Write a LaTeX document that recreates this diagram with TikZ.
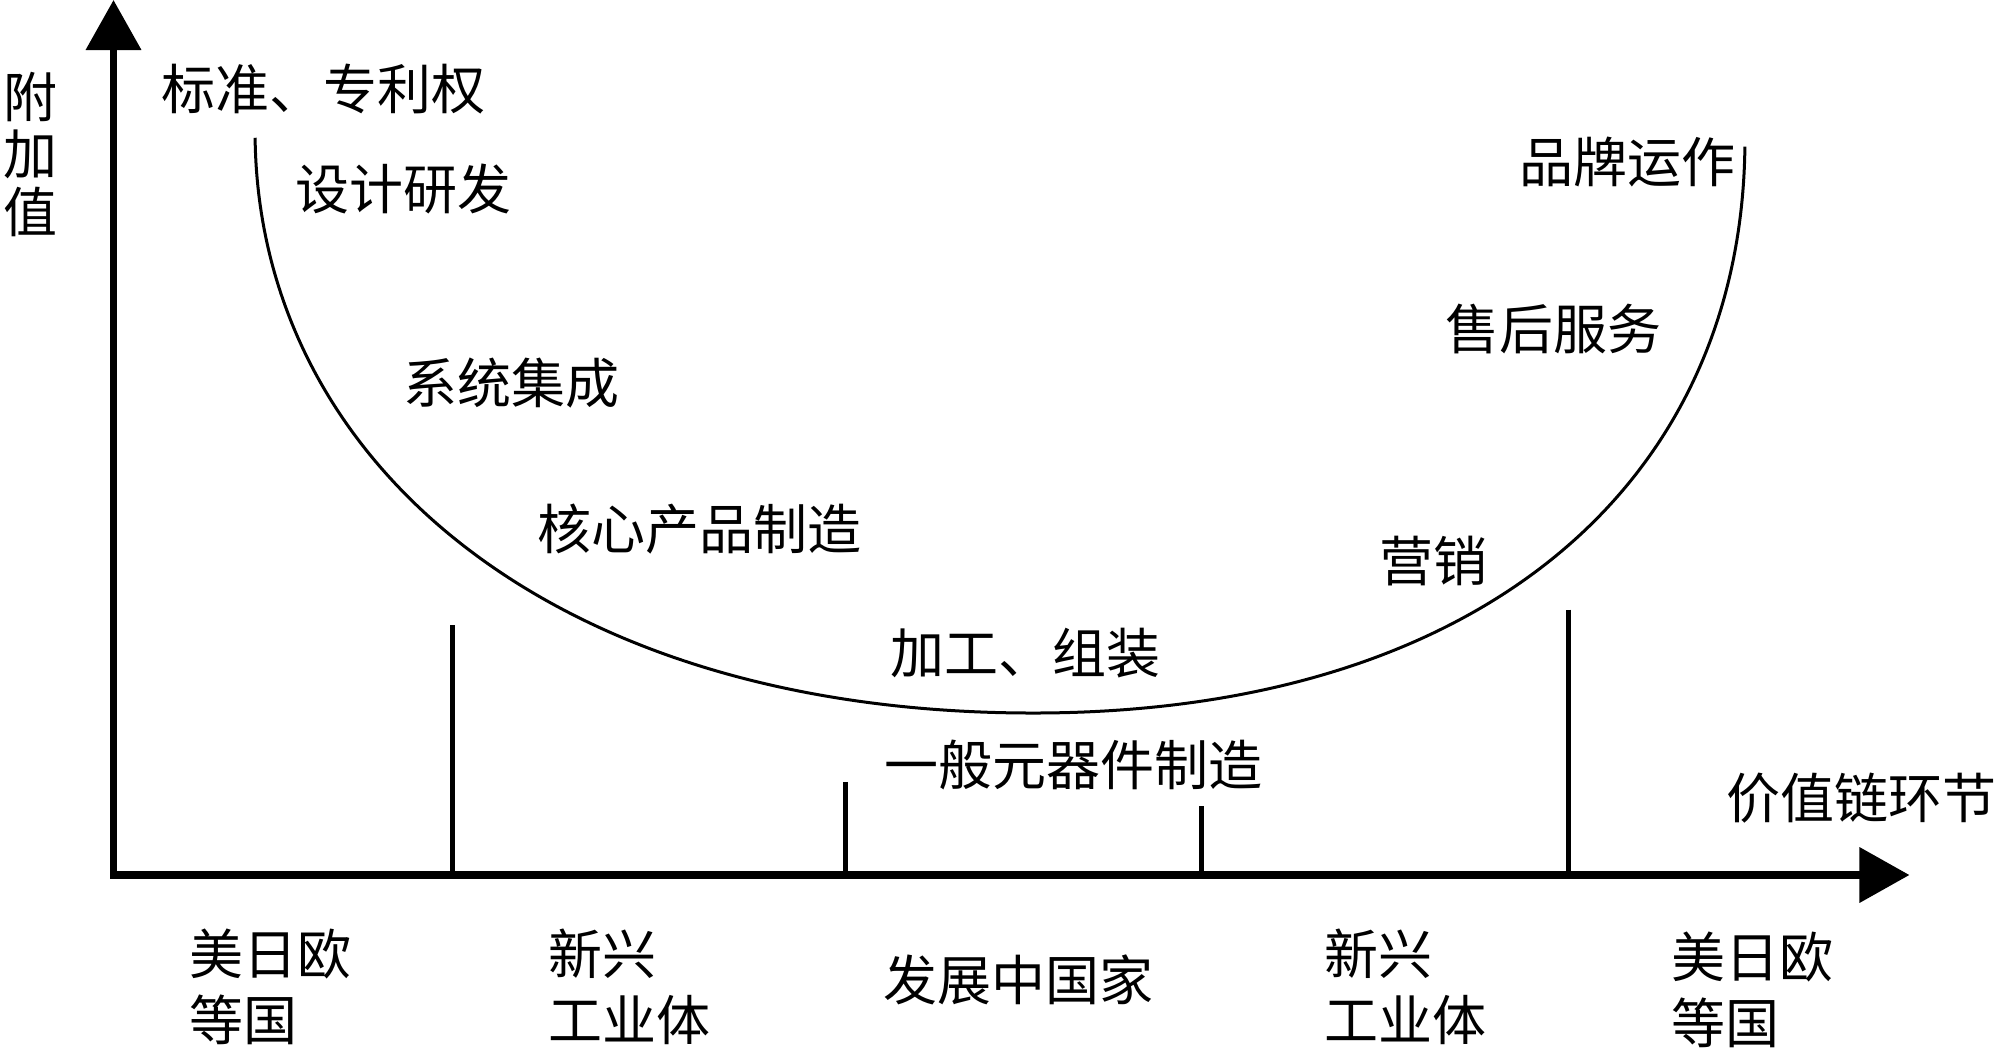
\documentclass[tikz,border=0pt]{standalone}
\usepackage{fontspec}
\newfontfamily\cjk{Noto Sans CJK SC}
\usetikzlibrary{arrows.meta}
\tikzset{
  axisline/.style={line width=3.6pt, line join=miter, {Triangle[length=25pt,width=27pt]}-{Triangle[length=25pt,width=27pt]}},
  tickline/.style={line width=2.4pt},
  ucurve/.style={line width=1.5pt},
  lbl/.style={inner sep=0pt, anchor=west, font=\cjk\fontsize{27}{33}\selectfont, align=left},
}
\begin{document}
\begin{tikzpicture}[x=0.6378pt, y=-0.6378pt]
\useasboundingbox (0,0) rectangle (1568,828);
\fill[white] (0,0) rectangle (1568,828);
% axes
\coordinate (ytip) at (89,0);
\coordinate (O) at (89,686);
\coordinate (xtip) at (1497,686);
\draw[axisline] (ytip) -- (O) -- (xtip);
% ticks
\coordinate (t1a) at (355,490); \coordinate (t1b) at (355,686);
\coordinate (t2a) at (663,613); \coordinate (t2b) at (663,686);
\coordinate (t3a) at (942,632); \coordinate (t3b) at (942,686);
\coordinate (t4a) at (1230,478); \coordinate (t4b) at (1230,686);
\draw[tickline] (t1a) -- (t1b);
\draw[tickline] (t2a) -- (t2b);
\draw[tickline] (t3a) -- (t3b);
\draw[tickline] (t4a) -- (t4b);
% smile curve
\coordinate (cl) at (200,108);
\coordinate (cb) at (810,559);
\coordinate (cr) at (1368,115);
\draw[ucurve] (cl) .. controls (203,360) and (430,559) .. (cb)
                   .. controls (1160,559) and (1365,380) .. (cr);
% labels
\node[lbl, anchor=center, align=center, font=\cjk\fontsize{27}{28.7}\selectfont] (yl) at (24,121) {附\\加\\值};
\node[lbl] (n1) at (126,70) {标准、专利权};
\node[lbl] (n2) at (231,148) {设计研发};
\node[lbl] (n3) at (316,300) {系统集成};
\node[lbl] (n4) at (421,415) {核心产品制造};
\node[lbl] (n5) at (698,512) {加工、组装};
\node[lbl] (n6) at (693,600) {一般元器件制造};
\node[lbl] (n7) at (1081,440) {营销};
\node[lbl] (n8) at (1133,258) {售后服务};
\node[lbl] (n9) at (1191,127) {品牌运作};
\node[lbl] (xl) at (1353,626) {价值链环节};
\node[lbl] (b1) at (148,774) {美日欧\\等国};
\node[lbl] (b2) at (430,774) {新兴\\工业体};
\node[lbl] (b3) at (692,768) {发展中国家};
\node[lbl] (b4) at (1038,774) {新兴\\工业体};
\node[lbl] (b5) at (1310,776) {美日欧\\等国};
\end{tikzpicture}
\end{document}
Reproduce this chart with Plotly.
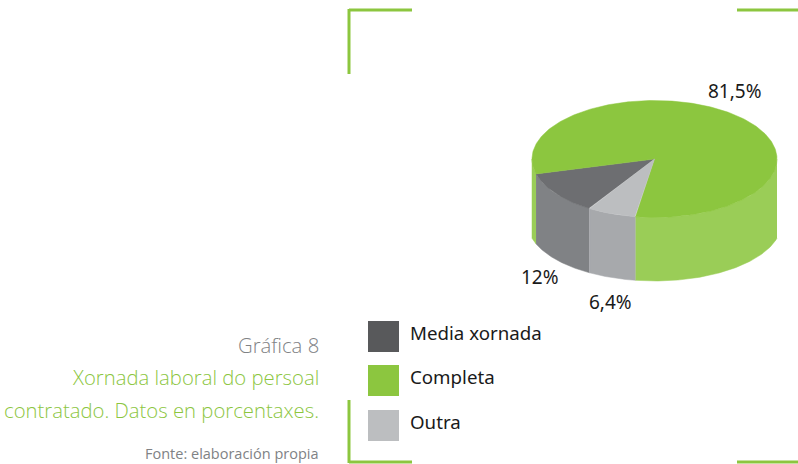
import numpy as np
import plotly.graph_objects as go

categories = ["Media xornada", "Completa", "Outra"]
values = [12, 81.5, 6.4]
value_labels = ["12%", "81,5%", "6,4%"]
title_lines = ["Gráfica 8", "Xornada laboral do persoal", "contratado. Datos en porcentaxes."]
source_text = "Fonte: elaboración propia"

top_colors = ["#6D6E71", "#8CC63F", "#BCBEC0"]
wall_colors = ["#808285", "#9ACD57", "#A7A9AC"]
swatch_colors = ["#58595B", "#8CC63F", "#BCBEC0"]
GREEN = "#8CC63F"
TITLE_GREEN = "#8CC63F"
GREY = "#808285"
FONT = "Noto Sans"
LIGHT_FONT = "Open Sans"

# Projection of the pie onto the page
CX, CY, A, B = 654.5, 159.0, 122.5, 58.5
CY2, A2, B2 = 223.0, 127.0, 58.0
START_DEG = 122.0

def top_xy(t):
    return CX + A * np.cos(t), CY + B * np.sin(t)

def bottom_y(x):
    return CY2 + B2 * np.sqrt(1 - ((x - CX) / A2) ** 2)

fracs = np.array(values) / sum(values)
edges = np.radians(START_DEG) + np.concatenate([[0], np.cumsum(fracs)]) * 2 * np.pi

fig = go.Figure()

def poly(x, y, color, name):
    fig.add_trace(go.Scatter(x=x, y=y, mode="lines", fill="toself", fillcolor=color,
                             line=dict(color=color, width=0.5), name=name,
                             hoverinfo="name", showlegend=False))

# side walls (only the part of each arc that faces the viewer)
for i, name in enumerate(categories):
    t0, t1 = edges[i], edges[i + 1]
    for k in (0, 1):
        lo, hi = max(t0, 2 * k * np.pi), min(t1, (2 * k + 1) * np.pi)
        if hi <= lo:
            continue
        t = np.linspace(lo, hi, 120)
        x, y = top_xy(t)
        yb = bottom_y(x)
        poly(np.r_[x, x[::-1]], np.r_[y, yb[::-1]], wall_colors[i], name)

# top faces
for i, name in enumerate(categories):
    t = np.linspace(edges[i], edges[i + 1], 300)
    x, y = top_xy(t)
    poly(np.r_[CX, x, CX], np.r_[CY, y, CY], top_colors[i], name)

shapes = []
def line(x0, y0, x1, y1):
    shapes.append(dict(type="line", xref="x", yref="y", x0=x0, y0=y0, x1=x1, y1=y1,
                       line=dict(color=GREEN, width=3)))

# crop-mark frame
line(349, 10, 412, 10); line(349, 9, 349, 74); line(737, 10, 798, 10)
line(349, 400, 349, 463); line(349, 462, 412, 462); line(737, 462, 798, 462)

annotations = []
def text(x, y, s, size, color, anchor="left", family=FONT, weight=400):
    annotations.append(dict(x=x, y=y, xref="x", yref="y", text=s, showarrow=False,
                            xanchor=anchor, yanchor="middle", align=anchor,
                            font=dict(family=family, size=size, color=color, weight=weight)))

# legend
for s_top, label, col in zip([321, 365, 410], categories, swatch_colors):
    shapes.append(dict(type="rect", xref="x", yref="y", x0=368, x1=399, y0=s_top, y1=s_top + 31,
                       fillcolor=col, line=dict(width=0)))
    text(408, s_top + 11, label, 18.7, "#1A1A1A")

# value labels
for (x, y), lab in zip([(540, 277), (735, 91), (610, 302)], value_labels):
    text(x, y, lab, 19, "#1A1A1A", "center")

# caption
text(321, 345, title_lines[0], 20.3, GREY, "right", LIGHT_FONT, 300)
text(321, 377, title_lines[1], 20.3, TITLE_GREEN, "right", LIGHT_FONT, 300)
text(321, 410, title_lines[2], 20.3, TITLE_GREEN, "right", LIGHT_FONT, 300)
text(321, 453.5, source_text, 14.5, GREY, "right", LIGHT_FONT, 400)

fig.update_layout(
    width=798, height=464, margin=dict(l=0, r=0, t=0, b=0),
    paper_bgcolor="white", plot_bgcolor="white", showlegend=False,
    xaxis=dict(range=[0, 798], visible=False, fixedrange=True),
    yaxis=dict(range=[464, 0], visible=False, fixedrange=True),
    shapes=shapes, annotations=annotations,
)
fig.write_html("out.html", config={"displayModeBar": False},
               post_script="document.body.style.margin='0';document.body.style.overflow='hidden';")
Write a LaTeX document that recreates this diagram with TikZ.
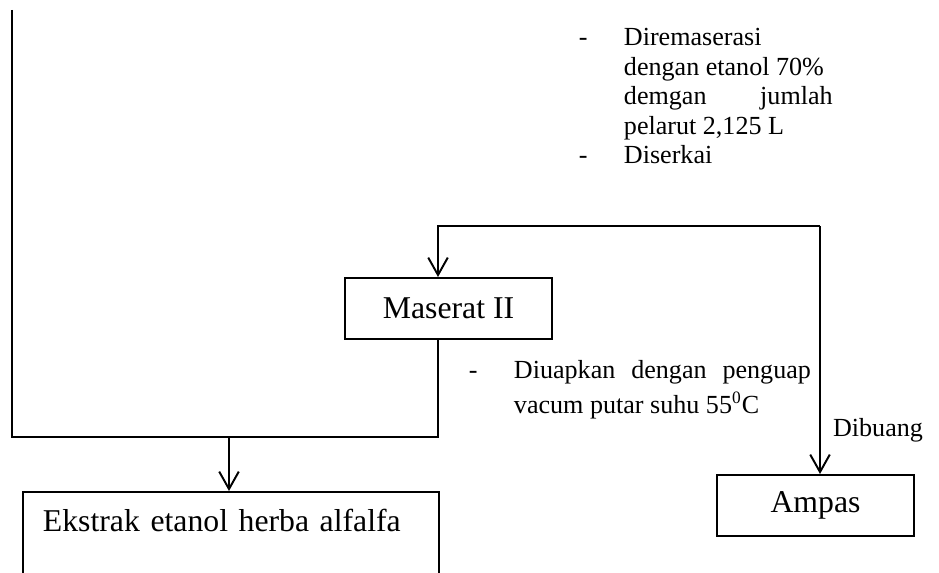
────────
#### [WHAT IS BEING ASKED]
Leave out the pictures, and copy only the lines from the one holding "Reproduce this chart with Plotly." through the one holding "fig = go.Figure()", exactly as written.

#### [SOLUTION FOR THIS EXERCISE]
Reproduce this chart with Plotly.
import numpy as np
import plotly.graph_objects as go

categories = ["Media xornada", "Completa", "Outra"]
values = [12, 81.5, 6.4]
value_labels = ["12%", "81,5%", "6,4%"]
title_lines = ["Gráfica 8", "Xornada laboral do persoal", "contratado. Datos en porcentaxes."]
source_text = "Fonte: elaboración propia"

top_colors = ["#6D6E71", "#8CC63F", "#BCBEC0"]
wall_colors = ["#808285", "#9ACD57", "#A7A9AC"]
swatch_colors = ["#58595B", "#8CC63F", "#BCBEC0"]
GREEN = "#8CC63F"
TITLE_GREEN = "#8CC63F"
GREY = "#808285"
FONT = "Noto Sans"
LIGHT_FONT = "Open Sans"

# Projection of the pie onto the page
CX, CY, A, B = 654.5, 159.0, 122.5, 58.5
CY2, A2, B2 = 223.0, 127.0, 58.0
START_DEG = 122.0

def top_xy(t):
    return CX + A * np.cos(t), CY + B * np.sin(t)

def bottom_y(x):
    return CY2 + B2 * np.sqrt(1 - ((x - CX) / A2) ** 2)

fracs = np.array(values) / sum(values)
edges = np.radians(START_DEG) + np.concatenate([[0], np.cumsum(fracs)]) * 2 * np.pi

fig = go.Figure()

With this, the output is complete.